Starting to look extra plausible now for whomever decides to tackle it if they do.

It would take more work,but extra stuff that would be done on Android for improved performance with Vulkan is more support by using quad core multi-threading after updating the JitARM64 to support an option to use four cores at a time instead of just dual core,gaining the quad core CPU speed boost.
That is the biggest reason for Vulkan to be at least considered,as it can take better advantage of CPU usage with lower overhead.
An earlier discussion about quad core multi-threading stated that it wouldn't improve performance because the 3rd and 4th CPU would not be used enough to make any difference,but that was likely due to OpenGL and possibly DX11 limits.
Vulkan is capable of spreading the work accross all four CPU cores evenly on heavy load,sustaining higher fps in more intense moments,the perk of direct GPU control likely assists in this.
I can't even understand what you're trying to say.
(02-27-2016, 05:53 AM)retroben Wrote: [ -> ]An earlier discussion about quad core multi-threading stated that it wouldn't improve performance because the 3rd and 4th CPU would not be used enough to make any difference,but that was likely due to OpenGL and possibly DX11 limits.

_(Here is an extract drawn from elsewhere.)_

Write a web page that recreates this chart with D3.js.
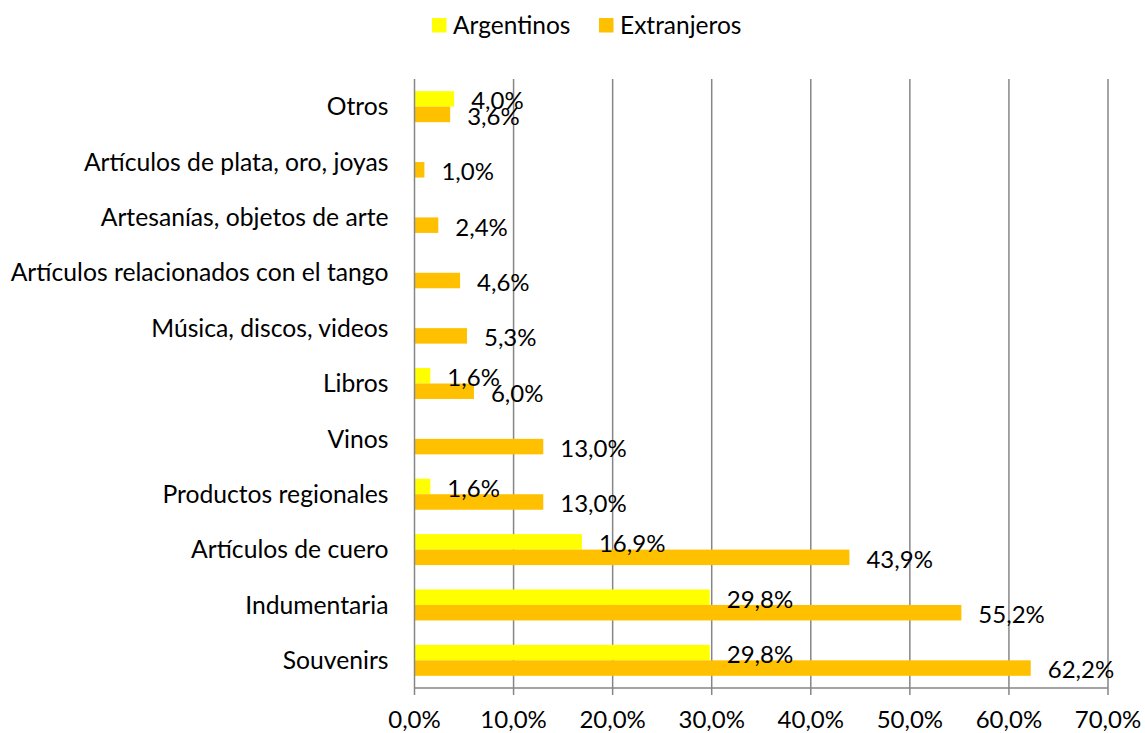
<!DOCTYPE html>
<html>
<head>
<meta charset="utf-8">
<script src="https://cdn.jsdelivr.net/npm/d3@7"></script>
<style>
  body { margin: 0; background: #fff; }
  text { font-family: Lato, "Open Sans", sans-serif; fill: #000; }
</style>
</head>
<body>
<div id="chart"></div>
<script>
const categories = ['Otros', 'Artículos de plata, oro, joyas', 'Artesanías, objetos de arte',
  'Artículos relacionados con el tango', 'Música, discos, videos', 'Libros', 'Vinos',
  'Productos regionales', 'Artículos de cuero', 'Indumentaria', 'Souvenirs']
const argentinos = [4.0, 0, 0, 0, 0, 1.6, 0, 1.6, 16.9, 29.8, 29.8]
const extranjeros = [3.6, 1.0, 2.4, 4.6, 5.3, 6.0, 13.0, 13.0, 43.9, 55.2, 62.2]
const seriesNames = ['Argentinos', 'Extranjeros']
const xTicks = [0, 10, 20, 30, 40, 50, 60, 70]

const colors = ['#FFFF00', '#FFC000']
const W = 1145, H = 733
const margin = { top: 79, right: 37, bottom: 45, left: 414.5 }
const width = W - margin.left - margin.right
const height = H - margin.top - margin.bottom
const fmt = v => v.toFixed(1).replace('.', ',') + '%'
const fs = '24px'

const svg = d3.select('#chart').append('svg')
  .attr('width', W)
  .attr('height', H)

const g = svg.append('g').attr('transform', `translate(${margin.left},${margin.top})`)

const x = d3.scaleLinear().domain([0, 70]).range([0, width])
const y = d3.scaleBand().domain(categories).range([0, height]).paddingInner(0.44).paddingOuter(0.22)
const ySub = d3.scaleBand().domain(seriesNames).range([0, y.bandwidth()])

// gridlines
g.selectAll('.grid')
  .data(xTicks.slice(1))
  .enter()
  .append('line')
  .attr('x1', d => x(d)).attr('x2', d => x(d))
  .attr('y1', 0).attr('y2', height + 7)
  .style('stroke', '#868686')
  .style('stroke-width', 1.5)

// bars
const rows = categories.map((c, i) => ({ c, vals: [argentinos[i], extranjeros[i]] }))
const grp = g.selectAll('.cat')
  .data(rows)
  .enter()
  .append('g')
  .attr('transform', d => `translate(0,${y(d.c)})`)

grp.selectAll('rect')
  .data(d => d.vals.map((v, j) => ({ v, s: seriesNames[j], j })))
  .enter()
  .append('rect')
  .attr('x', 0)
  .attr('y', d => ySub(d.s))
  .attr('width', d => x(d.v))
  .attr('height', ySub.bandwidth())
  .attr('fill', d => colors[d.j])

grp.selectAll('.lbl')
  .data(d => d.vals.map((v, j) => ({ v, s: seriesNames[j], j })).filter(d => d.v > 0))
  .enter()
  .append('text')
  .attr('x', d => x(d.v) + 17)
  .attr('y', d => ySub(d.s) + ySub.bandwidth() / 2 + 2)
  .attr('dy', '0.35em')
  .style('font-size', fs)
  .text(d => fmt(d.v))

// axes
g.append('line')
  .attr('x1', 0).attr('x2', 0).attr('y1', 0).attr('y2', height + 7)
  .style('stroke', '#868686').style('stroke-width', 1.5)
g.append('line')
  .attr('x1', 0).attr('x2', width).attr('y1', height).attr('y2', height)
  .style('stroke', '#868686').style('stroke-width', 1.5)

g.selectAll('.xt')
  .data(xTicks)
  .enter()
  .append('text')
  .attr('x', d => x(d))
  .attr('y', height + 32)
  .attr('dy', '0.35em')
  .attr('text-anchor', 'middle')
  .style('font-size', fs)
  .text(d => fmt(d))

g.selectAll('.yt')
  .data(categories)
  .enter()
  .append('text')
  .attr('x', -26)
  .attr('y', d => y(d) + y.bandwidth() / 2)
  .attr('dy', '0.35em')
  .attr('text-anchor', 'end')
  .style('font-size', '24.7px')
  .text(d => d)

// legend
const legX = [432, 599]
const leg = svg.selectAll('.leg')
  .data(seriesNames)
  .enter()
  .append('g')
  .attr('transform', (d, i) => `translate(${legX[i]},18)`)
leg.append('rect')
  .attr('width', 14.5).attr('height', 14.5)
  .attr('fill', (d, i) => colors[i])
leg.append('text')
  .attr('x', 21).attr('y', 7.5).attr('dy', '0.35em')
  .style('font-size', '24.5px')
  .text(d => d)
</script>
</body>
</html>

That was not because of OpenGL and Direct3D 11 limits. Vulkan won't make Dolphin use four cores fully.
I see,looking at older threads about quad core would have to split CPU and GPU which would mess it up completely with desyncs,so thatt can't be done.
At least OpenGL ES does not support multi-threading,leading to limitations when Vulkan does support it.
But I have another idea for Vulkan usage,what if the other 2 cores used threads for the individual uber shaders being planned and maybe also DSP for faster lle audio even though that doesn't relate to graphics?
(the normal shader would still not use multi-threading to show the already generated ones)
Could that be done and in a way that dynamically takes care of the shader stuttering while giving Dolphin more room for performance with extra free CPU usage space for the emulated gpu and cpu threads?

Graphics already glitch before being visible when shader generation takes place anyway,on Brawl and Wind Waker.
The first bom plant I used started with missing explosion bits for a split second on the 2nd PR of the performance build.

Currently,it seems Ubershaders by phire are quite a long ways into development,Wind Waker is shown as nearly perfect with only the fire effects not working right from indirect textures having issues.
Might be more things fixed internally since then but with no new progress details or screenshots beyond that point.
(02-27-2016, 06:58 AM)retroben Wrote: [ -> ]But I have another idea for Vulkan usage,what if the other 2 cores used threads for the individual uber shaders being planned

I think the plan is something like that. Compiling specialized shaders on a separate thread will help avoid shader compilation slowdown, but it won't increase performance in other cases. This isn't exclusive for Vulkan, though.

(02-27-2016, 06:58 AM)retroben Wrote: [ -> ]and maybe also DSP for faster lle audio even though that doesn't relate to graphics?

Dolphin already uses a separate core for LLE audio when possible.